Pension reforms are greatly needed. The question is whether the state will be able to sustain pension payments for the next 10 to 15 years.

D] IMF Influence

The belt tightening moves come as Islamabad — which is facing a balance of payment crisis — is in talks with the International Monetary Fund (IMF) to secure a new long-term bailout deal. In the past, Pakistan has faced the challenges of revenue generation and government expenditure and struggled with high levels of debt, a large fiscal deficit and an ongoing need for structural reforms to improve its fiscal sustainability.

Under the last $3 billion bailout, Pakistan implemented several IMF-mandated reforms, such as budget adjustments, increasing interest rates, and higher energy prices. Among expected reforms under a new program are strengthening public finances through gradual fiscal consolidation, broadening the existing tax base and improving tax administration, and debt sustainability, all while protecting the vulnerable. 

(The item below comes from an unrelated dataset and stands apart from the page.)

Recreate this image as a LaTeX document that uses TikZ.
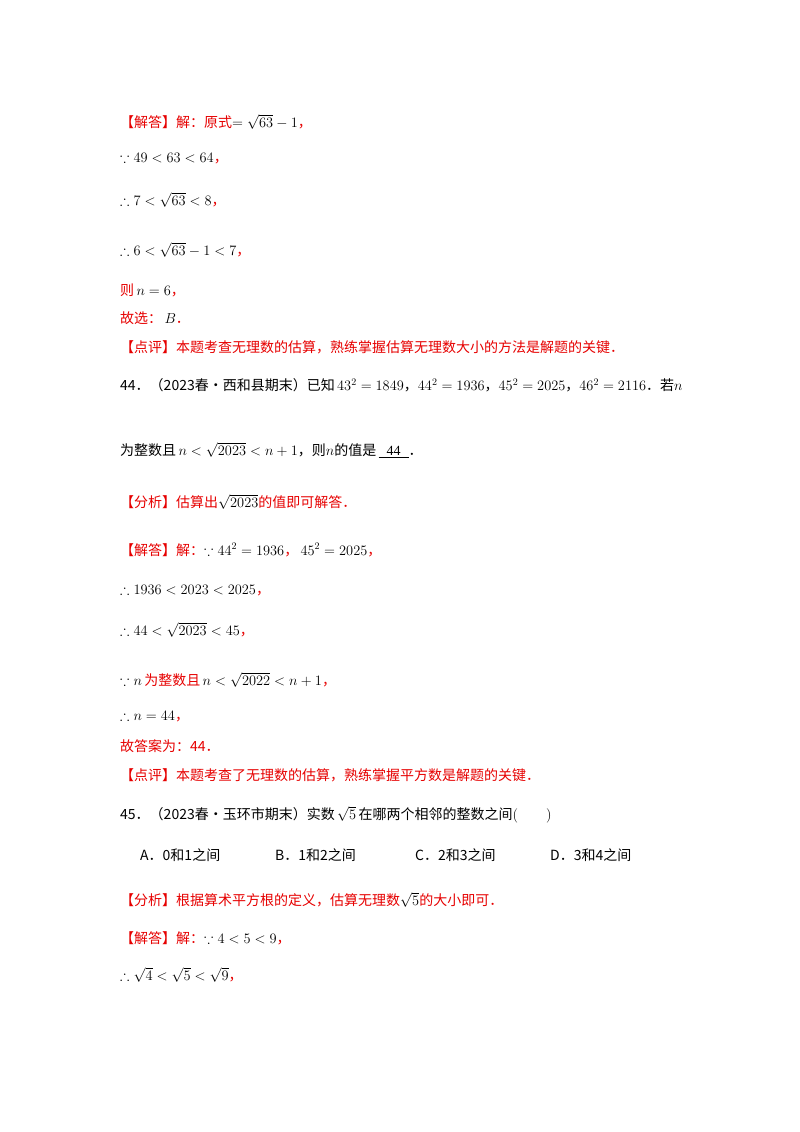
\documentclass[tikz,border=0pt]{standalone}
\usepackage{amssymb}
\usepackage{fontspec}
\setmainfont{Liberation Serif}
\newfontfamily\cjk{Noto Sans CJK SC}
\definecolor{rd}{RGB}{230,0,0}
\newcommand{\R}[1]{\textcolor{rd}{\cjk #1}}
\newcommand{\C}[1]{{\cjk #1}}
\begin{document}
\begin{tikzpicture}[x=1pt,y=-1pt,every node/.style={anchor=west,inner sep=0pt,font=\fontsize{14}{16}\selectfont}]
\useasboundingbox (0,0) rectangle (800,1132);
\node (l1) at (120,122) {\R{【解答】解：原式}$=\sqrt{63}-1$\R{，}};
\node (l2) at (120,158) {$\because 49<63<64$\R{，}};
\node (l3) at (120,200) {$\therefore 7<\sqrt{63}<8$\R{，}};
\node (l4) at (120,250) {$\therefore 6<\sqrt{63}-1<7$\R{，}};
\node (l5) at (120,290) {\R{则}\,$n=6$\R{，}};
\node (l6) at (120,318) {\R{故选：}\,$B$\R{．}};
\node (l7) at (120,347) {\R{【点评】本题考查无理数的估算，熟练掌握估算无理数大小的方法是解题的关键．}};
\node (l8) at (120,385) {\C{44．（2023春•西和县期末）已知}\,$43^2=1849$\C{，}$44^2=1936$\C{，}$45^2=2025$\C{，}$46^2=2116$\C{．若}$n$};
\node (l9) at (120,450) {\C{为整数且}\,$n<\sqrt{2023}<n+1$\C{，则}$n$\C{的值是}\,\underline{\hspace{8pt}44\hspace{8pt}}\C{．}};
\node (l10) at (120,502) {\R{【分析】估算出}$\sqrt{2023}$\R{的值即可解答．}};
\node (l11) at (120,550) {\R{【解答】解：}$\because 44^2=1936$\R{，}\,$45^2=2025$\R{，}};
\node (l12) at (120,590) {$\therefore 1936<2023<2025$\R{，}};
\node (l13) at (120,630) {$\therefore 44<\sqrt{2023}<45$\R{，}};
\node (l14) at (120,680) {$\because n$\,\R{为整数且}\,$n<\sqrt{2022}<n+1$\R{，}};
\node (l15) at (120,716) {$\therefore n=44$\R{，}};
\node (l16) at (120,746) {\R{故答案为：44．}};
\node (l17) at (120,775) {\R{【点评】本题考查了无理数的估算，熟练掌握平方数是解题的关键．}};
\node (l18) at (120,815) {\C{45．（2023春•玉环市期末）实数}\,$\sqrt{5}$\,\C{在哪两个相邻的整数之间}$(\qquad)$};
\node (a) at (140,855) {\C{A．0和1之间}};
\node (b) at (275,855) {\C{B．1和2之间}};
\node (c) at (415,855) {\C{C．2和3之间}};
\node (d) at (550,855) {\C{D．3和4之间}};
\node (l19) at (120,900) {\R{【分析】根据算术平方根的定义，估算无理数}$\sqrt{5}$\R{的大小即可．}};
\node (l20) at (120,938) {\R{【解答】解：}$\because 4<5<9$\R{，}};
\node (l21) at (120,975) {$\therefore \sqrt{4}<\sqrt{5}<\sqrt{9}$\R{，}};
\end{tikzpicture}
\end{document}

An IMF mission is expected in Pakistan in the next ten days to discuss a new loan program that the finance minister has said would be “larger and longer.” “Age is just a number,” Finance Minister Muhammad Aurangzeb said at a press conference in Islamabad, calling for reforms in the pension system and saying pension payments were a “huge liability.”

E] ‘60 is the new 40’

“Sixty is the new 40. In the private sector institution I left before coming here as finance minister, we raised the retirement age from 60 to 65. These are your most productive years when you have maximum experience.” He recognized that changes to the service structure could not be carried out overnight but said Pakistan would need to move in this direction to control the pension costs.

Law Minister Azam Nazir Tarar said pension reforms would be held across the board, for which legislation was required. “A large chunk of yearly revenue is utilized on paying retirement benefits and pensions,” Tarar said at the press conference with Aurangzeb. “Legislation is required for this as civil servants, armed forces, judicial organs, and executive organs are included.”

The law minister said a committee had been formed under the chair of the finance minister to propose recommendations pertaining to pension reforms. In March this year, Pakistan’s media widely reported that the finance ministry had shared a pension reform program with the IMF to contain growing pension liabilities, with the consolidated federal and provincial pension expenditure projected to increase by over 20 percent from Rs1.252 trillion last year to Rs1.513tn this year.

The reforms scheme shared with the lender reportedly seeks to cut the annual federal pension expense on existing employees by changing the formula for pension calculation, slashing the commutation rate, discouraging early retirement through the imposition of a penalty, restricting the list of beneficiaries of the deceased employees, and ending the current practice of multiple pensions.

In a 2021 report, the State Bank of Pakistan said the federal pension expenditure was increasingly becoming unsustainable: “When we look at the federal pension bill, there has been a significant rise. Pension bill has increased at a Compounded Annual Growth Rate (CAGR) of almost 14pc during 2012-23.”

F] Finally 

According to the bank, overall pension spending as a percentage of total budgeted expenditure for FY20 exceeded the federal and provincial health and education spending and was almost half the level of consolidated development expenditures. 

The World Bank in 2020 warned that salary and pension costs in Pakistan would persistently grow and crowd out other public expenditures in the coming years.